« Tenir toutes choses à leur naissance », dit Valère Novarina. C’est la prééminence de la danse lorsqu’elle prend en considération la destiné du corps et son cortège de questions irrésolues.
Le geste d’abord, dont on ne sait pas exactement où il gît, d’où il provient, et pourquoi il surgit à cet instant précis. La mort ensuite, dont on peut penser qu’elle est, sans relâche, le moteur de ces gestes essayés, abandonnés ou perdus, ou mille fois retrouvés, jusqu’à laisser poindre le plus juste, le plus habité d’entre eux afin de donner un sens clair au corps en mouvement.

La clarté est une constante dans l’écriture de Daniel Dobbels. Il y concentre paradoxalement en un temps visible tous les présupposés invisibles du geste, et du corps qui les rassemble. Comme s’il était vital de garder les yeux ouverts dans les parcours tortueux où l’homme trouve son compte à chercher une cohérence dans les contradictions de sa propre existence. Il y trouve non seulement son compte, mais il en devient inventif. Il « compose avec », belle expression, dont l’étymologie “déposer, s’arrêter ensemble” est tout un programme. Car il s’agit bien de déposer ces éléments épars et d’en reconstituer, à terme, une direction qui soit signifiante pour l’homme : assumer des réalités aussi radicales que celles de la vie et de la mort.

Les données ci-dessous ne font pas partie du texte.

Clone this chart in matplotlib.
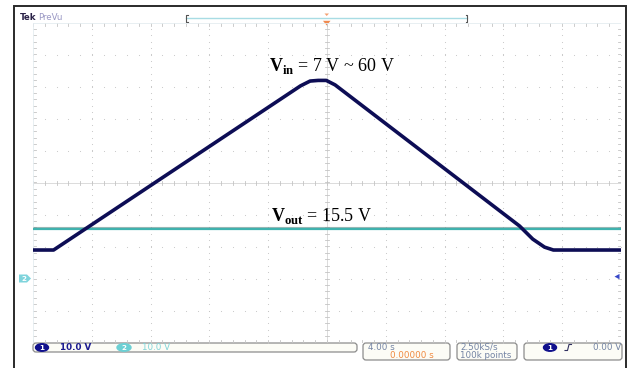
import matplotlib
matplotlib.use("Agg")
import matplotlib.pyplot as plt
import matplotlib.transforms as mtransforms
from matplotlib.patches import FancyBboxPatch, Ellipse, Polygon
import numpy as np

plt.rcParams['mathtext.fontset'] = 'custom'
plt.rcParams['mathtext.rm'] = 'Liberation Serif'
plt.rcParams['mathtext.bf'] = 'Liberation Serif:bold'

# ---- acquisition data -------------------------------------------------
# Channel 1: input voltage sweep (time in s, volts)
vin_time = [-20.0, -18.6, -1.8, -1.15, -0.6, -0.05, 0.55, 13.1, 14.0, 14.8, 15.4, 20.0]
vin_volts = [7.0, 7.0, 58.3, 59.8, 60.0, 60.0, 58.6, 14.5, 10.4, 7.9, 7.0, 7.0]
# Channel 2: regulated output voltage
vout_time = [-20.0, 20.0]
vout_volts = [15.5, 15.5]

# scope settings
time_per_div = 4.0
ch1_scale, ch2_scale = 10.0, 10.0
ch1_offset_div, ch2_offset_div = -2.81, -3.0
n_hdiv, n_vdiv = 10, 10

status_ch1 = "10.0 V"
status_ch2 = "10.0 V"
status_time = "4.00 s"
status_delay = "0.00000 s"
status_rate = "2.50kS/s"
status_points = "100k points"
status_trig = "0.00 V"

W, H = 634, 368
fig = plt.figure(figsize=(W / 100, H / 100), dpi=100)
fig.patch.set_facecolor('white')

# pixel-space overlay for the instrument frame and readouts
ov = fig.add_axes([0, 0, 1, 1])
ov.set_xlim(0, W)
ov.set_ylim(H, 0)
ov.axis('off')

# graticule geometry (pixels)
gl, gr, gt, gb = 33.0, 621.0, 22.5, 342.5
rect = [gl / W, 1 - gb / H, (gr - gl) / W, (gb - gt) / H]

gx = fig.add_axes(rect)
half_t = time_per_div * n_hdiv / 2
gx.set_xlim(-half_t, half_t)
gx.set_ylim(-n_vdiv / 2, n_vdiv / 2)
gx.axis('off')
gx.patch.set_alpha(0)

px_t = 2 * half_t / (gr - gl)
px_d = n_vdiv / (gb - gt)
gcol = '#c4c4c4'

# dotted graticule lines (dots at minor divisions)
for k in range(1, n_hdiv):
    t = -half_t + k * time_per_div
    if abs(t) < 1e-9:
        continue
    ys = np.arange(-n_vdiv / 2, n_vdiv / 2 + 1e-9, 0.2)
    gx.scatter(np.full_like(ys, t), ys, s=0.6, color=gcol, linewidths=0)
for k in range(1, n_vdiv):
    y = -n_vdiv / 2 + k
    if y == 0:
        continue
    ts = np.arange(-half_t, half_t + 1e-9, time_per_div / 5)
    gx.scatter(ts, np.full_like(ts, y), s=0.6, color=gcol, linewidths=0)

# centre cross with minor ticks, edge ticks
gx.axvline(0, color='#d6d6d6', lw=0.6)
gx.axhline(0, color='#d6d6d6', lw=0.6)
for y in np.arange(-n_vdiv / 2, n_vdiv / 2 + 1e-9, 0.2):
    gx.plot([-2 * px_t, 2 * px_t], [y, y], color=gcol, lw=0.6)
    gx.plot([-half_t, -half_t + 3 * px_t], [y, y], color=gcol, lw=0.6)
    gx.plot([half_t - 3 * px_t, half_t], [y, y], color=gcol, lw=0.6)
for t in np.arange(-half_t, half_t + 1e-9, time_per_div / 5):
    gx.plot([t, t], [-2 * px_d, 2 * px_d], color=gcol, lw=0.6)
    gx.plot([t, t], [n_vdiv / 2 - 3 * px_d, n_vdiv / 2], color=gcol, lw=0.6)
    gx.plot([t, t], [-n_vdiv / 2, -n_vdiv / 2 + 3 * px_d], color=gcol, lw=0.6)
gx.plot([-half_t, -half_t], [-5, 5], color='#e4ecf0', lw=0.6)
gx.plot([half_t, half_t], [-5, 5], color='#e4ecf0', lw=0.6)
gx.plot([-half_t, half_t], [5, 5], color='#e4ecf0', lw=0.6)

# channel axes in volts
def channel_axes(scale, offset_div):
    a = fig.add_axes(rect)
    a.set_xlim(-half_t, half_t)
    a.set_ylim((-n_vdiv / 2 - offset_div) * scale, (n_vdiv / 2 - offset_div) * scale)
    a.axis('off')
    a.patch.set_alpha(0)
    return a

ax2 = channel_axes(ch2_scale, ch2_offset_div)
ax1 = channel_axes(ch1_scale, ch1_offset_div)

# channel 2 trace (teal with darker speckle band above)
shift_up = mtransforms.ScaledTranslation(0, 1.6 / 72, fig.dpi_scale_trans)
ax2.plot(vout_time, vout_volts, color='#7a9a98', lw=0.8, alpha=0.7,
         transform=ax2.transData + shift_up, solid_capstyle='butt')
ax2.plot(vout_time, vout_volts, color='#3fb2ae', lw=1.6, solid_capstyle='butt')

# channel 1 trace
ax1.plot(vin_time, vin_volts, color='#0d0d55', lw=2.6, solid_joinstyle='round')

# annotations
ax1.text(-3.95, 60 + 2.9, r'$\mathbf{V}_{\mathbf{in}}$ = 7 V ~ 60 V',
         fontsize=13, family='Liberation Serif', ha='left', va='baseline', color='black')
ax2.text(-3.8, 15.5 + 2.6, r'$\mathbf{V}_{\mathbf{out}}$ = 15.5 V',
         fontsize=13, family='Liberation Serif', ha='left', va='baseline', color='black')

# outer instrument frame
ov.plot([14, 14, 626, 626], [H, 6, 6, H], color='#2a2a2a', lw=1.4, solid_joinstyle='miter')

# header
ov.text(19.5, 20, 'Tek', fontsize=6.2, fontweight='bold', color='#2a2248', ha='left', va='baseline')
ov.text(38.5, 20, 'PreVu', fontsize=6.2, color='#9a98c4', ha='left', va='baseline')
ov.plot([186, 467], [18.3, 18.3], color='#a8dce4', lw=1.0)
for xb, d in [(186, 1), (467, -1)]:
    ov.plot([xb + 1.5 * d, xb, xb, xb + 1.5 * d], [14.8, 14.8, 21.5, 21.5], color='#555555', lw=0.8)
ov.add_patch(Polygon([[324.5, 13.5], [329, 13.5], [326.7, 16]], closed=True, color='#f4a070', lw=0))
ov.add_patch(Polygon([[323, 20.8], [330.5, 20.8], [326.7, 25.5]], closed=True, color='#f08a50', lw=0))

# channel ground / trigger markers
y_ch2 = gt + (n_vdiv / 2 - ch2_offset_div) / px_d
ov.add_patch(Polygon([[19, y_ch2 - 4], [27, y_ch2 - 4], [31, y_ch2], [27, y_ch2 + 4], [19, y_ch2 + 4]],
                     closed=True, color='#7fd4dc', lw=0))
ov.text(23.5, y_ch2 + 0.3, '2', fontsize=5.2, color='white', ha='center', va='center', fontweight='bold')
y_ch1 = gt + (n_vdiv / 2 - ch1_offset_div) / px_d
ov.add_patch(Polygon([[614.5, y_ch1 + 4.2], [619.5, y_ch1 + 1.5], [619.5, y_ch1 + 6.9]],
                     closed=True, color='#3848c8', lw=0))

# status bar
def box(x0, y0, x1, y1):
    ov.add_patch(FancyBboxPatch((x0, y0), x1 - x0, y1 - y0,
                                boxstyle='round,pad=0,rounding_size=3',
                                fc='#fcfcf6', ec='#8c8c8c', lw=0.9))

fs = 6.3
box(33, 343, 357, 352)
ov.add_patch(Ellipse((42, 347.5), 13, 7.5, color='#10108c'))
ov.text(42, 347.8, '1', fontsize=5.2, color='white', ha='center', va='center', fontweight='bold')
ov.text(60, 347.8, status_ch1, fontsize=fs, color='#1c1c90', ha='left', va='center', fontweight='bold')
ov.add_patch(Ellipse((124, 347.5), 14, 7.5, color='#6cd0d4'))
ov.text(124, 347.8, '2', fontsize=5.2, color='white', ha='center', va='center', fontweight='bold')
ov.text(142, 347.8, status_ch2, fontsize=fs, color='#80d4d8', ha='left', va='center')

box(363, 343, 450, 360)
ov.text(368, 347.5, status_time, fontsize=fs, color='#7484a4', ha='left', va='center')
ov.text(390, 356, status_delay, fontsize=fs, color='#f08a40', ha='left', va='center')

box(457, 343, 517, 360)
ov.text(460, 347.5, status_rate, fontsize=fs, color='#7484a4', ha='left', va='center')
ov.text(460, 356, status_points, fontsize=fs, color='#7484a4', ha='left', va='center')

box(524, 343, 622, 360)
ov.add_patch(Ellipse((550, 347.5), 13, 7.5, color='#10108c'))
ov.text(550, 347.8, '1', fontsize=5.2, color='white', ha='center', va='center', fontweight='bold')
ov.plot([565, 567.5, 569, 571.5], [350.5, 350.5, 344.5, 344.5], color='#303060', lw=0.8)
ov.text(621, 347.5, status_trig, fontsize=fs, color='#7484a4', ha='right', va='center')

fig.savefig('out.png', dpi=100, facecolor='white')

Et pour échanger cette composition, il faut une interprète – là, immédiatement, dedans, investie au cœur de la danse – qui pressent avec subtilité la complexité de ces contradictions de l’humain. Carole Quettier est cette interprète, ce veilleur du dedans. Elle habite intérieurement la danse avant que le geste tente de lui échapper – de nous échapper -, et transforme ainsi l’éphémère en durée, sans qu’à aucun moment le mouvement ne soit fixé en un cliché photographique, ou dans une pose confortablement esthétique.

Mais la composition ne peut véritablement aboutir que s’il y a conjonction entre chorégraphie et interprétation. La danse, incessante genèse entre un chorégraphe et un interprète, livre pas à pas le sens des combinatoires, met à vif les paradoxes, et ouvre une perspective lisible, jusqu’alors insoupçonnée.

Toute perspective est d’abord un temps « d’avant le commencement », venu de nul endroit. Le dos dénudé en est le terrain vierge, à nu de chair, qui installe l’instant présent contre toute précipitation.
En appui sur un pied, l’autre posé derrière en extension sur la pointe, la danseuse refait mentalement ce chemin de l’inextricable pour en extraire la clarté, dirigeant son regard vers des profondeurs silencieuses.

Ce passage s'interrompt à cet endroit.